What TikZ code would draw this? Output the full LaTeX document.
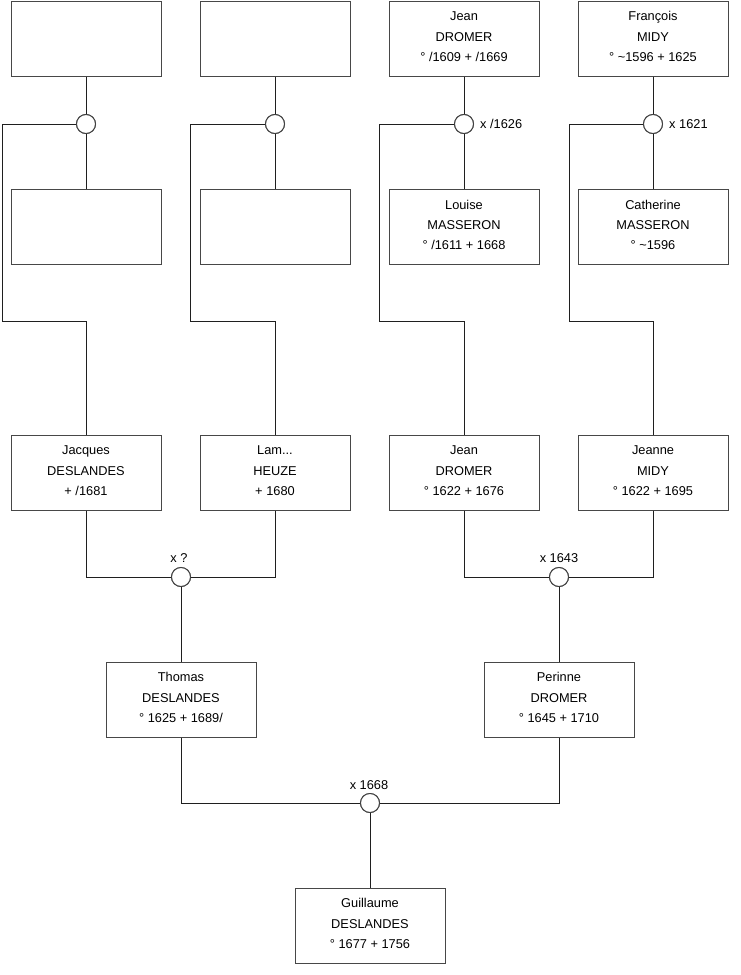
\documentclass[tikz,border=0pt]{standalone}
\usepackage{fontspec}
\setmainfont{Liberation Sans}
\tikzset{
  pbox/.style={rectangle, draw=black!72, line width=1pt, fill=white, minimum width=150pt, minimum height=75pt, inner sep=0pt},
  ptext/.style={align=center, inner sep=0pt, font=\fontsize{12.8}{20.3}\selectfont, yshift=-2.6pt},
  wed/.style={circle, draw=black!75, line width=1pt, fill=white, minimum size=19pt, inner sep=0pt},
  link/.style={draw=black!88, line width=1pt},
  lbl/.style={inner sep=0pt, font=\fontsize{12.8}{15}\selectfont}
}
\newcommand{\person}[4]{%
  \node[pbox] (#1) at (#2,#3) {};
  \node[ptext] (#1t) at (#1.center) {\rule{0pt}{11pt}#4\rule[-11pt]{0pt}{11pt}};}
\newcommand{\emptyperson}[3]{\node[pbox] (#1) at (#2,#3) {};}
\begin{document}
\begin{tikzpicture}[x=1pt,y=-1pt]
\useasboundingbox (0,0) rectangle (740,975);
% row 1
\emptyperson{a1}{86}{38.5}
\emptyperson{a2}{275}{38.5}
\person{a3}{464}{38.5}{Jean\\DROMER\\° /1609 + /1669}
\person{a4}{653}{38.5}{François\\MIDY\\° \textasciitilde1596 + 1625}
% row 2
\emptyperson{b1}{86}{227}
\emptyperson{b2}{275}{227}
\person{b3}{464}{227}{Louise\\MASSERON\\° /1611 + 1668}
\person{b4}{653}{227}{Catherine\\MASSERON\\° \textasciitilde1596}
% row 3
\person{c1}{86}{472.5}{Jacques\\DESLANDES\\+ /1681}
\person{c2}{275}{472.5}{Lam...\\HEUZE\\+ 1680}
\person{c3}{464}{472.5}{Jean\\DROMER\\° 1622 + 1676}
\person{c4}{653}{472.5}{Jeanne\\MIDY\\° 1622 + 1695}
% row 4
\person{d1}{181}{699.5}{Thomas\\DESLANDES\\° 1625 + 1689/}
\person{d2}{559}{699.5}{Perinne\\DROMER\\° 1645 + 1710}
% row 5
\person{e1}{370}{925.5}{Guillaume\\DESLANDES\\° 1677 + 1756}
% marriages
\node[wed] (m1) at (86,124) {};
\node[wed] (m2) at (275,124) {};
\node[wed] (m3) at (464,124) {};
\node[wed] (m4) at (653,124) {};
\node[wed] (n1) at (181,577) {};
\node[wed] (n2) at (559,577) {};
\node[wed] (o1) at (370,803) {};
% corner coordinates
\coordinate (k1) at (2,321);
\coordinate (k2) at (190,321);
\coordinate (k3) at (379,321);
\coordinate (k4) at (569,321);
% connectors top
\foreach \i in {1,2,3,4}{
  \draw[link] (a\i.south) -- (m\i.north);
  \draw[link] (m\i.south) -- (b\i.north);
  \draw[link] (m\i.west) -| (k\i) -| (c\i.north);
}
\draw[link] (c1.south) |- (n1.west);
\draw[link] (c2.south) |- (n1.east);
\draw[link] (n1.south) -- (d1.north);
\draw[link] (c3.south) |- (n2.west);
\draw[link] (c4.south) |- (n2.east);
\draw[link] (n2.south) -- (d2.north);
\draw[link] (d1.south) |- (o1.west);
\draw[link] (d2.south) |- (o1.east);
\draw[link] (o1.south) -- (e1.north);
% redraw circles on top
\foreach \w in {m1,m2,m3,m4,n1,n2,o1}{\node[wed] at (\w) {};}
% labels
\node[lbl, anchor=base west] (l3) at (480,128.6) {x /1626};
\node[lbl, anchor=base west] (l4) at (669,128.6) {x 1621};
\node[lbl, anchor=base] (ln1) at (179,562.6) {x ?};
\node[lbl, anchor=base] (ln2) at (559,562.6) {x 1643};
\node[lbl, anchor=base] (lo1) at (369,789.6) {x 1668};
\end{tikzpicture}
\end{document}
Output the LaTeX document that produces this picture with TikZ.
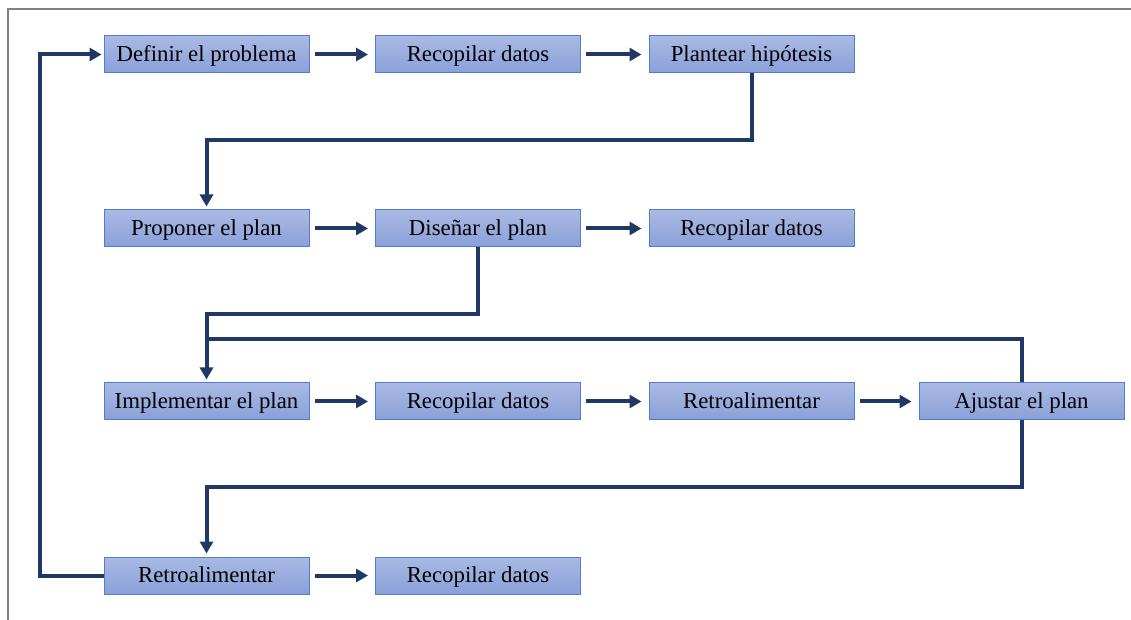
\documentclass[tikz,border=0pt]{standalone}
\usepackage{fontspec}
\setmainfont{Liberation Serif}
\usepackage{xcolor}
\usepackage{tikz}
\usetikzlibrary{arrows.meta}

\definecolor{navy}{RGB}{31,56,100}
\definecolor{boxedge}{RGB}{82,124,206}
\definecolor{boxtop}{RGB}{170,185,228}
\definecolor{boxbottom}{RGB}{137,160,216}
\definecolor{framegray}{RGB}{128,128,128}

\begin{document}
\begin{tikzpicture}[x = 0.5pt, y = -0.5pt,
  stepbox/.style = {draw = boxedge, line width = 0.5pt, top color = boxtop, bottom color = boxbottom,
    minimum width = 102.5pt, minimum height = 18.5pt, inner sep = 0pt,
    text height = 0.8em, text depth = 0.12em,
    font = \fontsize{11.4}{13}\selectfont},
  link/.style = {draw = navy, line width = 2pt},
  flow/.style = {link, -{Triangle[length = 6pt, width = 6.5pt]}}]
\useasboundingbox (0,0) rectangle (1131,620);
\draw [framegray, line width = 1pt] (8,620) -- (8,9) -- (1131,9);

% first row
\node [stepbox] (def) at (206.5,54.5) {Definir el problema};
\node [stepbox] (rec1) at (478,54.5) {Recopilar datos};
\node [stepbox] (hip) at (751.5,54.5) {Plantear hipótesis};
% second row
\node [stepbox] (pro) at (206.5,228.5) {Proponer el plan};
\node [stepbox] (dis) at (478,228.5) {Diseñar el plan};
\node [stepbox] (rec2) at (751.5,228.5) {Recopilar datos};
% third row
\node [stepbox] (imp) at (206.5,401.5) {Implementar el plan};
\node [stepbox] (rec3) at (478,401.5) {Recopilar datos};
\node [stepbox] (ret1) at (751.5,401.5) {Retroalimentar};
\node [stepbox] (aju) at (1021.5,401.5) {Ajustar el plan};
% fourth row
\node [stepbox] (ret2) at (206.5,575.5) {Retroalimentar};
\node [stepbox] (rec4) at (478,575.5) {Recopilar datos};

\coordinate (join) at (206.5,339);

\draw [flow, shorten < = 2.5pt, shorten > = 3.5pt] (def) -- (rec1);
\draw [flow, shorten < = 2.5pt, shorten > = 3.5pt] (rec1) -- (hip);
\draw [flow, shorten < = 2.5pt, shorten > = 3.5pt] (pro) -- (dis);
\draw [flow, shorten < = 2.5pt, shorten > = 3.5pt] (dis) -- (rec2);
\draw [flow, shorten < = 2.5pt, shorten > = 3.5pt] (imp) -- (rec3);
\draw [flow, shorten < = 2.5pt, shorten > = 3.5pt] (rec3) -- (ret1);
\draw [flow, shorten < = 2.5pt, shorten > = 3.5pt] (ret1) -- (aju);
\draw [flow, shorten < = 2.5pt, shorten > = 3.5pt] (ret2) -- (rec4);

\draw [flow, shorten > = 1.5pt] (hip.south) -- ++(0,67) -| (pro.north);
\draw [flow, shorten > = 1.5pt] (dis.south) -- ++(0,67) -| (imp.north);
\draw [link] (aju.north) |- (join);
\draw [flow, shorten > = 1.5pt] (aju.south) -- ++(0,67) -| (ret2.north);
\draw [flow, shorten > = 1pt] (ret2.west) -- ++(-64,0) |- (def.west);
\end{tikzpicture}
\end{document}
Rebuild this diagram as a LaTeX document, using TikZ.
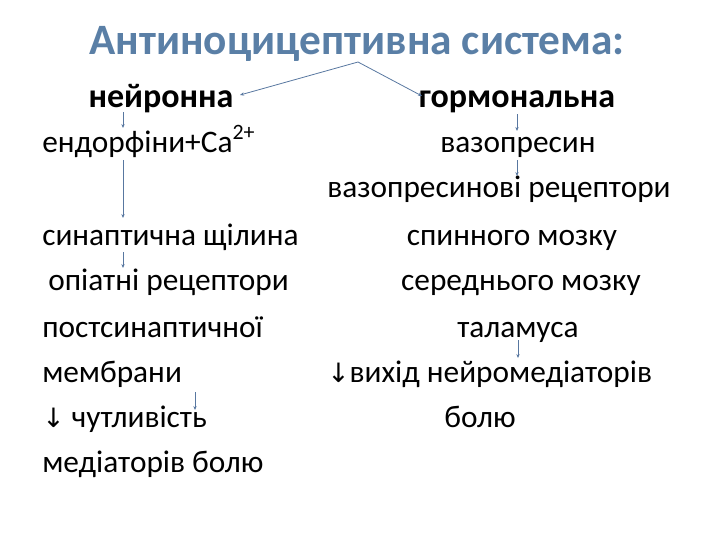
\documentclass[tikz,border=0pt]{standalone}
\usepackage{fontspec}
\usetikzlibrary{arrows.meta}
\setmainfont{Carlito}
\newfontfamily\dvs{DejaVu Sans}
\definecolor{ttl}{HTML}{5A7FA6}
\definecolor{arr}{HTML}{5877A0}
\begin{document}
\begin{tikzpicture}[x=0.75pt,y=-0.75pt,
  txt/.style={inner sep=0pt,anchor=base,font=\fontsize{23.5}{25}\selectfont},
  txl/.style={txt,anchor=base west},
  hd/.style={inner sep=0pt,anchor=base,font=\fontsize{25.5}{27}\bfseries\selectfont},
  con/.style={draw=arr,line width=0.6pt,-{Stealth[length=3pt,width=2.5pt]}}]
\useasboundingbox (0,0) rectangle (720,540);
\node[inner sep=0pt,anchor=base,text=ttl,font=\fontsize{32.5}{34}\bfseries\selectfont] (t) at (357,54) {Антиноцицептивна система:};
\node[hd] (n) at (161,107) {нейронна};
\node[hd] (g) at (517,107) {гормональна};
\node[txl] (l1) at (42,152) {ендорфіни+Ca\textsuperscript{2+}};
\node[txl] (l2) at (42,245) {синаптична щілина};
\node[txl] (l3) at (48,290) {опіатні рецептори};
\node[txl] (l4) at (42,337) {постсинаптичної};
\node[txl] (l5) at (42,382) {мембрани};
\node[txl] (l6) at (42,427) {{\dvs\fontsize{20}{22}\selectfont ↓} чутливість};
\node[txl] (l7) at (42,472) {медіаторів болю};
\node[txt] (r1) at (518,152) {вазопресин};
\node[txt] (r2) at (499,197) {вазопресинові рецептори};
\node[txt] (r3) at (512,245) {спинного мозку};
\node[txt] (r4) at (521,290) {середнього мозку};
\node[txt] (r5) at (518,337) {таламуса};
\node[txl] (r6) at (327,382) {{\dvs\fontsize{20}{22}\selectfont ↓}вихід нейромедіаторів};
\node[txt] (r7) at (480,427) {болю};
\coordinate (top) at (358,62);
\coordinate (a1) at (240,95); \coordinate (a2) at (422,96);
\draw[con] (top) -- (a1);
\draw[con] (top) -- (a2);
\draw[con] (123,112) -- (123,128);
\draw[con] (123,160) -- (123,218);
\draw[con] (123,252) -- (123,268);
\draw[con] (195,392) -- (195,410);
\draw[con] (517,114) -- (517,131);
\draw[con] (517,160) -- (517,176);
\draw[con] (518,340) -- (518,358);
\end{tikzpicture}
\end{document}
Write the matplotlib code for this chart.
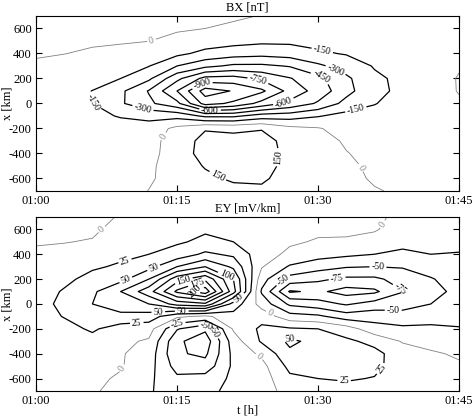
import numpy as np
import matplotlib.pyplot as plt

plt.rcParams['font.family'] = ['Liberation Serif', 'DejaVu Serif']
plt.rcParams['axes.unicode_minus'] = False

# time in minutes after 01:00
t_min = [0, 3, 6, 9, 12, 15, 18, 21, 24, 27, 30, 33, 36, 39, 42, 45]
# x positions in km, from top to bottom
x_km = [700, 600, 500, 400, 300, 200, 100, 0, -100, -200, -300, -400, -500, -600, -700]

# BX [nT], one column per time step (x from +700 down to -700)
bx_cols = [
    [60, 45, 30, 10, -15, -40, -60, -65, -60, -50, -45, -40, -35, -30, -25],
    [60, 45, 28, 2, -35, -75, -105, -105, -85, -65, -55, -45, -40, -35, -30],
    [55, 40, 15, -15, -60, -110, -152, -148, -115, -80, -65, -55, -45, -40, -35],
    [50, 30, 12, -35, -95, -150, -270, -280, -160, -90, -70, -60, -50, -45, -40],
    [45, 25, 2, -70, -145, -270, -460, -420, -190, -90, -60, -50, -25, -12, 2],
    [40, 15, -35, -115, -300, -560, -750, -560, -200, 40, 80, 80, 70, 40, 15],
    [35, 0, -75, -190, -410, -800, -1120, -960, -330, 140, 190, 200, 160, 120, 70],
    [20, -25, -100, -230, -480, -810, -1040, -870, -330, 120, 200, 230, 210, 170, 110],
    [-5, -50, -120, -250, -480, -720, -930, -700, -230, 140, 210, 230, 215, 175, 120],
    [-20, -60, -120, -230, -440, -610, -700, -560, -220, 40, 95, 100, 95, 85, 60],
    [-35, -70, -110, -170, -330, -490, -540, -430, -160, 10, 50, 55, 50, 40, 25],
    [-45, -75, -100, -140, -230, -330, -350, -250, -100, -50, -15, 5, 20, 20, 15],
    [-50, -70, -90, -110, -140, -175, -185, -155, -110, -75, -50, -35, -20, -8, 5],
    [-50, -65, -80, -95, -110, -120, -120, -105, -85, -65, -50, -40, -30, -20, -10],
    [-45, -55, -65, -70, -70, -60, -55, -60, -55, -45, -35, -30, -25, -20, -15],
    [-40, -45, -45, -40, -10, 8, 6, -15, -30, -30, -25, -25, -20, -15, -12],
]

# EY [mV/km], same layout
ey_cols = [
    [-15, -8, -2, 4, 8, 12, 15, 17, 16, 14, 12, 10, 8, 6, 5],
    [-15, -8, -1, 8, 14, 20, 27, 30, 26, 18, 13, 10, 8, 6, 5],
    [-12, -5, 2, 12, 22, 32, 45, 50, 40, 28, 18, 12, 8, 5, 3],
    [3, 10, 15, 20, 28, 42, 75, 70, 40, 15, 5, 2, 2, -3, -8],
    [8, 14, 20, 25, 42, 75, 115, 75, 38, 10, -3, -10, -15, -20, -23],
    [12, 18, 22, 35, 75, 140, 180, 110, 5, -48, -70, -72, -60, -45, -35],
    [15, 22, 30, 55, 100, 170, 215, 120, -5, -70, -90, -80, -65, -40, -30],
    [10, 15, 25, 45, 70, 100, 110, 40, 15, 3, -12, -18, -20, -20, -20],
    [8, 12, 14, 10, 2, -15, -28, -10, 15, 30, 28, 5, -8, -12, -12],
    [10, 6, 3, -5, -28, -60, -103, -55, -15, 28, 55, 45, 32, 20, 10],
    [8, 4, -2, -15, -40, -70, -95, -65, -20, 25, 42, 44, 35, 25, 15],
    [6, 3, -2, -20, -48, -80, -110, -78, -38, 12, 30, 33, 33, 27, 18],
    [4, 2, -8, -25, -50, -80, -105, -65, -35, -15, 18, 32, 30, 24, 15],
    [-5, -10, -18, -30, -48, -65, -76, -60, -40, -20, -2, 12, 15, 12, 8],
    [-8, -12, -18, -25, -38, -52, -60, -50, -35, -20, -8, 3, 8, 8, 6],
    [-10, -14, -20, -26, -32, -38, -42, -38, -30, -24, -12, -3, 3, 5, 4],
]

bx_levels = [-1050, -900, -750, -600, -450, -300, -150, 0, 150]
ey_levels = [-100, -75, -50, -25, 0, 25, 50, 75, 100, 125, 150, 175, 200]

# approximate label spots (minutes, km)
bx_label_pos = [(12.3, 504), (5.8, 8), (11.4, -32), (17.7, 152), (18.5, -48),
                (13.6, -264), (19.3, -584), (23.6, 176), (26.3, 16), (25.3, -424),
                (30.4, 408), (30.2, 192), (31.8, 256), (34.1, -72), (34.6, -512)]
ey_label_pos = [(7.1, 592), (9.5, 336), (12.3, 328), (9.7, 168), (15.7, 192),
                (17.1, 168), (16.9, 112), (20.3, 232), (13.0, -48), (15.5, -48),
                (10.7, -128), (15.0, -144), (18.2, -168), (18.6, -232), (8.9, -504),
                (37.4, 616), (26.0, 216), (21.5, 56), (24.8, -88), (36.4, 336),
                (32.1, 168), (39.3, 192), (38.0, -24), (27.0, -264), (23.9, -408),
                (32.8, -608), (37.4, -568)]

fig = plt.figure(figsize=(4.72, 4.17), dpi=100)
ax1 = fig.add_axes([0.0763, 0.542, 0.8962, 0.4197])
ax2 = fig.add_axes([0.0763, 0.0624, 0.8962, 0.4173])

T, X = np.meshgrid(t_min, x_km)

for ax, cols, levels, lpos, title in [(ax1, bx_cols, bx_levels, bx_label_pos, 'BX [nT]'),
                                      (ax2, ey_cols, ey_levels, ey_label_pos, 'EY [mV/km]')]:
    z = np.array(cols).T
    colors = ['0.5' if lv == 0 else 'k' for lv in levels]
    widths = [0.6 if lv == 0 else 0.9 for lv in levels]
    cs = ax.contour(T, X, z, levels=levels, colors=colors, linewidths=widths)
    ax.clabel(cs, manual=lpos, inline=True, fontsize=7, fmt='%d', inline_spacing=2)

    ax.set_xlim(0, 45)
    ax.set_ylim(-700, 700)
    ax.set_xticks([0, 15, 30, 45])
    ax.set_xticklabels(['01:00', '01:15', '01:30', '01:45'])
    ax.set_yticks(range(-600, 601, 200))
    ax.tick_params(direction='in', top=True, right=True, length=4, labelsize=9, pad=3)
    ax.set_title(title, fontsize=9, pad=4)
    ax.set_ylabel('x [km]', fontsize=9)
    ax.yaxis.set_label_coords(-0.053, 0.5)

ax2.set_xlabel('t [h]', fontsize=9)
ax2.xaxis.set_label_coords(0.5, -0.075)

fig.savefig('out.png', dpi=100)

Exercise objective: Transcribe, exactly as written, the lines starting at the one with "Write the matplotlib code for this chart." and ending at the one with "plt.rcParams['axes.unicode_minus'] = False", and nothing more. Pictures are not part of the copy.

Expected answer:
Write the matplotlib code for this chart.
import numpy as np
import matplotlib.pyplot as plt

plt.rcParams['font.family'] = ['Liberation Serif', 'DejaVu Serif']
plt.rcParams['axes.unicode_minus'] = False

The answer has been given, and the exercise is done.